Creating 'From Redgate Beach'

Publication date: 5 June 2020

Here is the finished print, which is available to buy in my Collections shop (click here).

This is a limited edition of 20 relief lino prints. Dimensions (image area): 32.5 x 52cm.

Keep scrolling to find out how I produced this print...

This is a view based on a photograph I took in May 2020 from Redgate Beach, near my home in Torquay.

Redgate Beach is closed to the public. The original access to the beach has all but disappeared, making it necessary to make a slightly precarious descent from the cliffs that loom above the sands - cliffs that are subject to landslide - and once on the beach there's no easy way off it at high tide.

Which is not to say no-one ever goes there - but the few that doare mostly rock climbers and the couple of guys who have made their home in a tent at the foot of the cliffs.

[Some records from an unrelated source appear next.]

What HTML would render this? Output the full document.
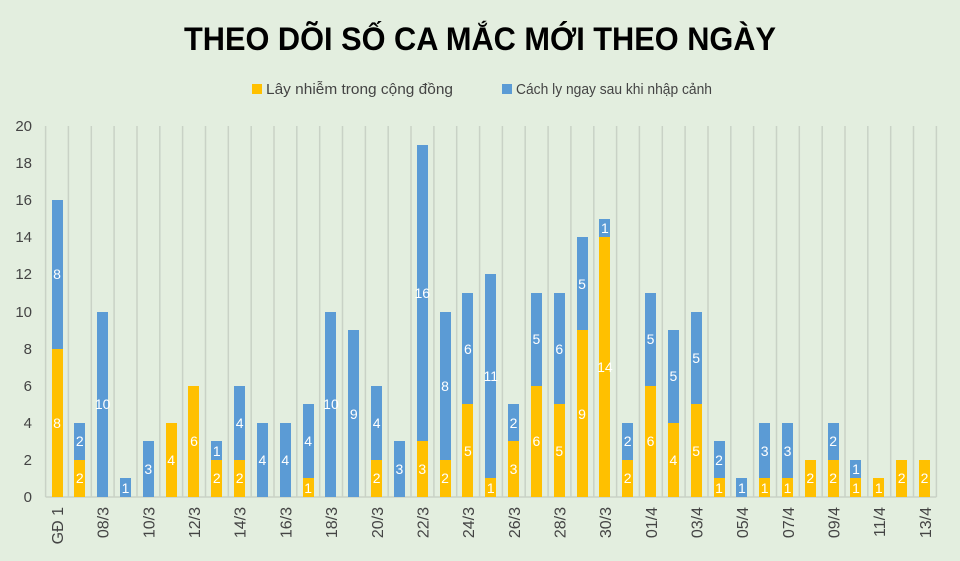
<!DOCTYPE html>
<html><head><meta charset="utf-8"><style>
body{margin:0;width:960px;height:561px;overflow:hidden;background:#e3eedf;font-family:"Liberation Sans",sans-serif;position:relative}
svg{position:absolute;left:0;top:0}
#bars{position:absolute;left:45.6px;top:0;height:497px;display:flex;align-items:flex-end}
.c{width:22.84px;height:497px;display:flex;flex-direction:column-reverse;align-items:center}
.c i,.c b{display:flex;align-items:center;justify-content:center;width:11px;height:calc(var(--v)*18.55px);color:#fff;font-style:normal;font-weight:normal;font-size:14px;overflow:visible;white-space:nowrap}
.c i{background:#ffc000}.c b{background:#5b9bd5}
</style></head><body>
<svg width="960" height="561">
<rect x="0" y="0" width="960" height="561" fill="#e3eedf"/>
<text x="480" y="50" text-anchor="middle" font-size="32" font-weight="bold" fill="#000" textLength="592" lengthAdjust="spacingAndGlyphs">THEO DÕI SỐ CA MẮC MỚI THEO NGÀY</text>
<rect x="252" y="84" width="10" height="10" fill="#ffc000"/>
<text x="266" y="94" font-size="14.5" fill="#444" textLength="187" lengthAdjust="spacingAndGlyphs">Lây nhiễm trong cộng đồng</text>
<rect x="502" y="84" width="10" height="10" fill="#5b9bd5"/>
<text x="516" y="94" font-size="14.5" fill="#444" textLength="196" lengthAdjust="spacingAndGlyphs">Cách ly ngay sau khi nhập cảnh</text>
<g stroke="#c9d2c6" stroke-width="1.5">
<line x1="45.6" y1="126" x2="45.6" y2="497"/><line x1="68.4" y1="126" x2="68.4" y2="497"/><line x1="91.3" y1="126" x2="91.3" y2="497"/><line x1="114.1" y1="126" x2="114.1" y2="497"/><line x1="137" y1="126" x2="137" y2="497"/><line x1="159.8" y1="126" x2="159.8" y2="497"/><line x1="182.6" y1="126" x2="182.6" y2="497"/><line x1="205.5" y1="126" x2="205.5" y2="497"/><line x1="228.3" y1="126" x2="228.3" y2="497"/><line x1="251.2" y1="126" x2="251.2" y2="497"/><line x1="274" y1="126" x2="274" y2="497"/><line x1="296.8" y1="126" x2="296.8" y2="497"/><line x1="319.7" y1="126" x2="319.7" y2="497"/><line x1="342.5" y1="126" x2="342.5" y2="497"/><line x1="365.4" y1="126" x2="365.4" y2="497"/><line x1="388.2" y1="126" x2="388.2" y2="497"/><line x1="411" y1="126" x2="411" y2="497"/><line x1="433.9" y1="126" x2="433.9" y2="497"/><line x1="456.7" y1="126" x2="456.7" y2="497"/><line x1="479.6" y1="126" x2="479.6" y2="497"/><line x1="502.4" y1="126" x2="502.4" y2="497"/><line x1="525.2" y1="126" x2="525.2" y2="497"/><line x1="548.1" y1="126" x2="548.1" y2="497"/><line x1="570.9" y1="126" x2="570.9" y2="497"/><line x1="593.8" y1="126" x2="593.8" y2="497"/><line x1="616.6" y1="126" x2="616.6" y2="497"/><line x1="639.4" y1="126" x2="639.4" y2="497"/><line x1="662.3" y1="126" x2="662.3" y2="497"/><line x1="685.1" y1="126" x2="685.1" y2="497"/><line x1="708" y1="126" x2="708" y2="497"/><line x1="730.8" y1="126" x2="730.8" y2="497"/><line x1="753.6" y1="126" x2="753.6" y2="497"/><line x1="776.5" y1="126" x2="776.5" y2="497"/><line x1="799.3" y1="126" x2="799.3" y2="497"/><line x1="822.2" y1="126" x2="822.2" y2="497"/><line x1="845" y1="126" x2="845" y2="497"/><line x1="867.8" y1="126" x2="867.8" y2="497"/><line x1="890.7" y1="126" x2="890.7" y2="497"/><line x1="913.5" y1="126" x2="913.5" y2="497"/><line x1="936.4" y1="126" x2="936.4" y2="497"/>
<line x1="45.6" y1="497" x2="936.4" y2="497"/>
</g>
<g font-size="15" fill="#444" text-anchor="end">
<text x="32" y="502">0</text><text x="32" y="465">2</text><text x="32" y="428">4</text><text x="32" y="391">6</text><text x="32" y="354">8</text><text x="32" y="317">10</text><text x="32" y="279">12</text><text x="32" y="242">14</text><text x="32" y="205">16</text><text x="32" y="168">18</text><text x="32" y="131">20</text>
</g>
<g font-size="16" fill="#444" text-anchor="end">
<text transform="translate(63,507) rotate(-90)">GĐ 1</text>
<text transform="translate(108.7,507) rotate(-90)">08/3</text>
<text transform="translate(154.4,507) rotate(-90)">10/3</text>
<text transform="translate(200,507) rotate(-90)">12/3</text>
<text transform="translate(245.7,507) rotate(-90)">14/3</text>
<text transform="translate(291.4,507) rotate(-90)">16/3</text>
<text transform="translate(337.1,507) rotate(-90)">18/3</text>
<text transform="translate(382.8,507) rotate(-90)">20/3</text>
<text transform="translate(428.4,507) rotate(-90)">22/3</text>
<text transform="translate(474.1,507) rotate(-90)">24/3</text>
<text transform="translate(519.8,507) rotate(-90)">26/3</text>
<text transform="translate(565.5,507) rotate(-90)">28/3</text>
<text transform="translate(611.2,507) rotate(-90)">30/3</text>
<text transform="translate(656.8,507) rotate(-90)">01/4</text>
<text transform="translate(702.5,507) rotate(-90)">03/4</text>
<text transform="translate(748.2,507) rotate(-90)">05/4</text>
<text transform="translate(793.9,507) rotate(-90)">07/4</text>
<text transform="translate(839.6,507) rotate(-90)">09/4</text>
<text transform="translate(885.2,507) rotate(-90)">11/4</text>
<text transform="translate(930.9,507) rotate(-90)">13/4</text>
</g>
</svg>
<div id="bars">
<div class="c"><i style="--v:8">8</i><b style="--v:8">8</b></div>
<div class="c"><i style="--v:2">2</i><b style="--v:2">2</b></div>
<div class="c"><b style="--v:10">10</b></div>
<div class="c"><b style="--v:1">1</b></div>
<div class="c"><b style="--v:3">3</b></div>
<div class="c"><i style="--v:4">4</i></div>
<div class="c"><i style="--v:6">6</i></div>
<div class="c"><i style="--v:2">2</i><b style="--v:1">1</b></div>
<div class="c"><i style="--v:2">2</i><b style="--v:4">4</b></div>
<div class="c"><b style="--v:4">4</b></div>
<div class="c"><b style="--v:4">4</b></div>
<div class="c"><i style="--v:1">1</i><b style="--v:4">4</b></div>
<div class="c"><b style="--v:10">10</b></div>
<div class="c"><b style="--v:9">9</b></div>
<div class="c"><i style="--v:2">2</i><b style="--v:4">4</b></div>
<div class="c"><b style="--v:3">3</b></div>
<div class="c"><i style="--v:3">3</i><b style="--v:16">16</b></div>
<div class="c"><i style="--v:2">2</i><b style="--v:8">8</b></div>
<div class="c"><i style="--v:5">5</i><b style="--v:6">6</b></div>
<div class="c"><i style="--v:1">1</i><b style="--v:11">11</b></div>
<div class="c"><i style="--v:3">3</i><b style="--v:2">2</b></div>
<div class="c"><i style="--v:6">6</i><b style="--v:5">5</b></div>
<div class="c"><i style="--v:5">5</i><b style="--v:6">6</b></div>
<div class="c"><i style="--v:9">9</i><b style="--v:5">5</b></div>
<div class="c"><i style="--v:14">14</i><b style="--v:1">1</b></div>
<div class="c"><i style="--v:2">2</i><b style="--v:2">2</b></div>
<div class="c"><i style="--v:6">6</i><b style="--v:5">5</b></div>
<div class="c"><i style="--v:4">4</i><b style="--v:5">5</b></div>
<div class="c"><i style="--v:5">5</i><b style="--v:5">5</b></div>
<div class="c"><i style="--v:1">1</i><b style="--v:2">2</b></div>
<div class="c"><b style="--v:1">1</b></div>
<div class="c"><i style="--v:1">1</i><b style="--v:3">3</b></div>
<div class="c"><i style="--v:1">1</i><b style="--v:3">3</b></div>
<div class="c"><i style="--v:2">2</i></div>
<div class="c"><i style="--v:2">2</i><b style="--v:2">2</b></div>
<div class="c"><i style="--v:1">1</i><b style="--v:1">1</b></div>
<div class="c"><i style="--v:1">1</i></div>
<div class="c"><i style="--v:2">2</i></div>
<div class="c"><i style="--v:2">2</i></div>
</div>
</body></html>
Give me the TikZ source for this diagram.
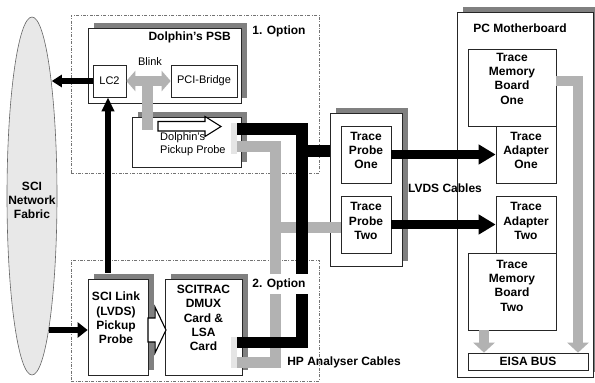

I took my photo facing south. The pair of trees in the centre of the frame, and the grass-covered rocks, made me think of Japanese prints by artists like Hokusai.
As you can see, there is no sea in the photo - the tide was out. So I introduced the water and a revised beach from photo I'd taken of a different beach on different day.
As I was getting into the cutting I was thinking about the invisible energy rising out the wood, which led me to attempt to capture that idea with celtic-style lines and circles. I spent quite a few hours completing this element, but as soon as I saw the proof I realised the patterns were too clunky - there are limits to how fine I can make this kind of imagery - so they were cut away and abandoned...
The next proof was a full-colour print. I printed the blue background, then I worked with a grade of burnt umber to black. After a couple of these, I realised the sea and sand needed to less-black - so this element is deliberately under-inked.

But the result was distinctly unsatisfying - I had tried to retain the fine lines from the photograph - but they were too fine for the medium. There is more detail in the cutting than apears in the print (above) but the lines were filling with ink.

At this stage I was pretty-much decided on scrapping the project.
But instead of immediately throwing away over a week's work, I decided to experiment with the block by making the lines stronger (at risk of making them too heavy) and by adding a lot more 'invented' texture. I deliberately put the original image to one side and went for 'free cutting' - taking proofs every few hours to check the build of of tone and pattern.

The image above is of the block on the press at the end of printing.
And here are a few of the prints, drying in the sun.

This print may be quite a critical one in the development of my image-making. For a while now, I've wanted to combine more free drawing with the photographic interpretation that has been a kind of theme of my work. While this print may be a little too lyrical for what I have in mind, it works as a proof of concept - that the two textures - the freehand and the semi-photographic - can work alongside each other in a single print.